State-owned Steel Authority of India Limited (SAIL) on Friday announced its plans to invest Rs. 1.5 lakh crore and expand capacity to 50 million tonnes per annum (mtpa) by 2025.
“We intend to ramp up our capacity to 50 mtpa by 2025. Our present hot metal capacity is 14 mtpa. This will go up to 24 mtpa with the completion of ongoing expansion and modernisation works by next year. We are taking many other modernisation and expansion programmes which will take our capacity to 50 mtpa which will require an outlay of around Rs. 1.5 lakh crore,’’ SAIL chairman C.S. Verma told press conference in New Delhi.
“As on today, our net worth is Rs. 41,000 crore and going by a conservative debt-equity ratio, our borrowing power is Rs. 82,000 crore. Today our borrowing is Rs. 21,000 crore and most of the expenditure on the ongoing expansions is over. So, we will be generating more net worth,’’ he added.
The proposed capacity expansion, he said was line with Prime Minister Manmohan Singh's vision of enhancing India's steel-making capacity to 300 mtpa by 2025 from 85 mtpa at present.
Mr. Verma said most of SAIL expansion would be carried out through brownfield projects in existing five steel mills, barring one proposed at Sindri, where the plan is to set up a 5.6 mtpa greenfield steel plant. “We will start work on increasing capacity to 50 mtpa as soon as the current phase of expansions is over next year,’’ he added.
The potential of steel demand in India is huge as per capita consumption, at 57 kg, lags far behind the world average of 214.7 kg and China's average of 459.8 kg.
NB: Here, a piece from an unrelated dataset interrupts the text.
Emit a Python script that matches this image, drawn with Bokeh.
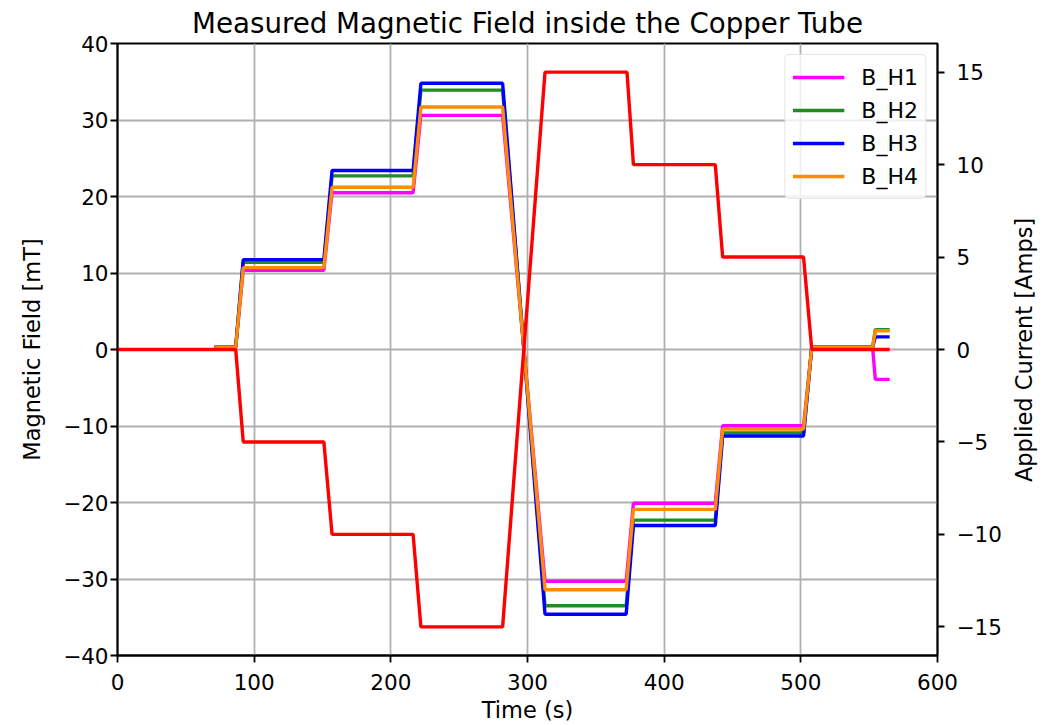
import math
from bokeh.plotting import figure
from bokeh.layouts import row
from bokeh.models import Range1d, LinearAxis, FixedTicker, Legend, Label
from bokeh.embed import file_html
from bokeh.resources import INLINE

# ---- data ----
t_B = [71, 86.5, 92, 151, 157, 216.3, 222, 281.8, 312.8, 372.2, 377.5,
       437.4, 442.8, 502, 508, 552.5, 554.5, 565]
B_H1 = [0.3, 0.3, 10.35, 10.35, 20.5, 20.5, 30.6, 30.6, -30.3, -30.3, -20.1,
        -20.1, -9.97, -9.97, 0.3, 0.3, -3.9, -3.9]
B_H2 = [0.3, 0.3, 11.4, 11.4, 22.7, 22.7, 33.9, 33.9, -33.5, -33.5, -22.3,
        -22.3, -10.9, -10.9, 0.3, 0.3, 2.6, 2.6]
B_H3 = [0.3, 0.3, 11.75, 11.75, 23.4, 23.4, 34.8, 34.8, -34.6, -34.6, -23.0,
        -23.0, -11.3, -11.3, 0.3, 0.3, 1.65, 1.65]
B_H4 = [0.3, 0.3, 10.7, 10.7, 21.2, 21.2, 31.7, 31.7, -31.4, -31.4, -20.9,
        -20.9, -10.4, -10.4, 0.3, 0.3, 2.45, 2.45]

t_I = [0, 86.5, 92, 151, 157, 216.3, 222, 281.8, 312.8, 372.8, 377.5,
       437.4, 442.8, 502, 508, 565]
current = [0, 0, -5, -5, -10, -10, -15, -15, 15, 15, 10, 10, 5, 5, 0, 0]

x_ticks = [0, 100, 200, 300, 400, 500, 600]
y_ticks = [-40, -30, -20, -10, 0, 10, 20, 30, 40]
i_ticks = [-15, -10, -5, 0, 5, 10, 15]

series = [("B_H1", B_H1, "#ff00ff"), ("B_H2", B_H2, "#228b22"),
          ("B_H3", B_H3, "#0000ff"), ("B_H4", B_H4, "#ff8c00")]

FONT = "DejaVu Sans"
TICK_FS = "21.5px"
LAB_FS = "22.5px"
RIGHT_TITLE = "Applied Current [Amps]"

H = 725
p = figure(width=1010, height=H, output_backend="svg", toolbar_location=None,
           x_range=Range1d(0, 600), y_range=Range1d(-40, 40),
           min_border_left=117, min_border_right=73,
           min_border_top=43, min_border_bottom=70)
p.extra_y_ranges = {"amps": Range1d(-16.55, 16.55)}

p.title.text = "Measured Magnetic Field inside the Copper Tube"
p.title.align = "center"
p.title.text_font = FONT
p.title.text_font_size = "27.7px"
p.title.text_font_style = "normal"
p.title.text_color = "black"
p.title.standoff = 7

p.outline_line_color = "black"
p.outline_line_width = 1.8
p.background_fill_color = "white"
p.border_fill_color = "white"

right = LinearAxis(y_range_name="amps")
p.add_layout(right, "right")

def minus(v):
    return str(v).replace("-", "\u2212")

p.xaxis.ticker = FixedTicker(ticks=x_ticks)
p.xaxis.major_label_overrides = {v: minus(v) for v in x_ticks}
p.yaxis[0].ticker = FixedTicker(ticks=y_ticks)
p.yaxis[0].major_label_overrides = {v: minus(v) for v in y_ticks}
right.ticker = FixedTicker(ticks=i_ticks)
right.major_label_overrides = {v: minus(v) for v in i_ticks}

p.xaxis.axis_label = "Time (s)"
p.yaxis[0].axis_label = "Magnetic Field [mT]"

for ax in p.xaxis + p.yaxis:
    ax.axis_line_color = "black"
    ax.axis_line_width = 1.8
    ax.major_tick_line_color = "black"
    ax.major_tick_line_width = 1.8
    ax.major_tick_out = 7
    ax.major_tick_in = 0
    ax.minor_tick_line_color = None
    ax.major_label_text_font = FONT
    ax.major_label_text_font_size = TICK_FS
    ax.major_label_text_color = "black"
    ax.axis_label_text_font = FONT
    ax.axis_label_text_font_size = LAB_FS
    ax.axis_label_text_font_style = "normal"
    ax.axis_label_text_color = "black"
p.xaxis.major_label_standoff = 11
p.xaxis.axis_label_standoff = 4
p.yaxis[0].major_label_standoff = 2
p.yaxis[0].axis_label_standoff = 15
right.major_label_standoff = 12

p.xgrid.ticker = FixedTicker(ticks=x_ticks)
p.ygrid.ticker = FixedTicker(ticks=y_ticks)
for g in (p.xgrid[0], p.ygrid[0]):
    g.grid_line_color = "#b0b0b0"
    g.grid_line_width = 1.8

items = []
for name, vals, col in series:
    r = p.line(t_B, vals, line_color=col, line_width=3.4)
    items.append((name, [r]))

p.line(t_I, current, line_color="#ff0000", line_width=3.4, y_range_name="amps")

legend = Legend(items=items, location="top_right")
legend.label_text_font = FONT
legend.label_text_font_size = "22px"
legend.label_text_color = "black"
legend.glyph_width = 52
legend.glyph_height = 30
legend.label_height = 30
legend.spacing = 3
legend.label_standoff = 17
legend.padding = 7
legend.margin = 11
legend.border_line_color = "#cccccc"
legend.border_line_width = 1.5
legend.border_radius = 5
legend.background_fill_alpha = 0.8
p.add_layout(legend)

# narrow strip on the right carrying the secondary-axis title, which reads
# bottom-to-top as in the reference
side = figure(width=40, height=H, output_backend="svg", toolbar_location=None,
              x_axis_type=None, y_axis_type=None,
              x_range=Range1d(0, 40), y_range=Range1d(0, H),
              min_border=0, outline_line_color=None)
side.xgrid.visible = False
side.ygrid.visible = False
side.add_layout(Label(x=13, y=H - 363, text=RIGHT_TITLE, angle=math.pi / 2,
                      text_align="center", text_baseline="middle",
                      text_font=FONT, text_font_size=LAB_FS,
                      text_color="black"))

layout = row(p, side, spacing=0)
open("out.html", "w").write(file_html(layout, INLINE))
On coking coal, a crucial raw material for which SAIL has to mostly depend on imports, Mr. Verma said the company was on the look out for mines through International Coal Ventures (ICVL) in the US and Australia, not individually. “These are the two main markets. We are carrying out due diligence in four companies in these two countries. We are looking to acquire stake in coking coal mines in these two countries.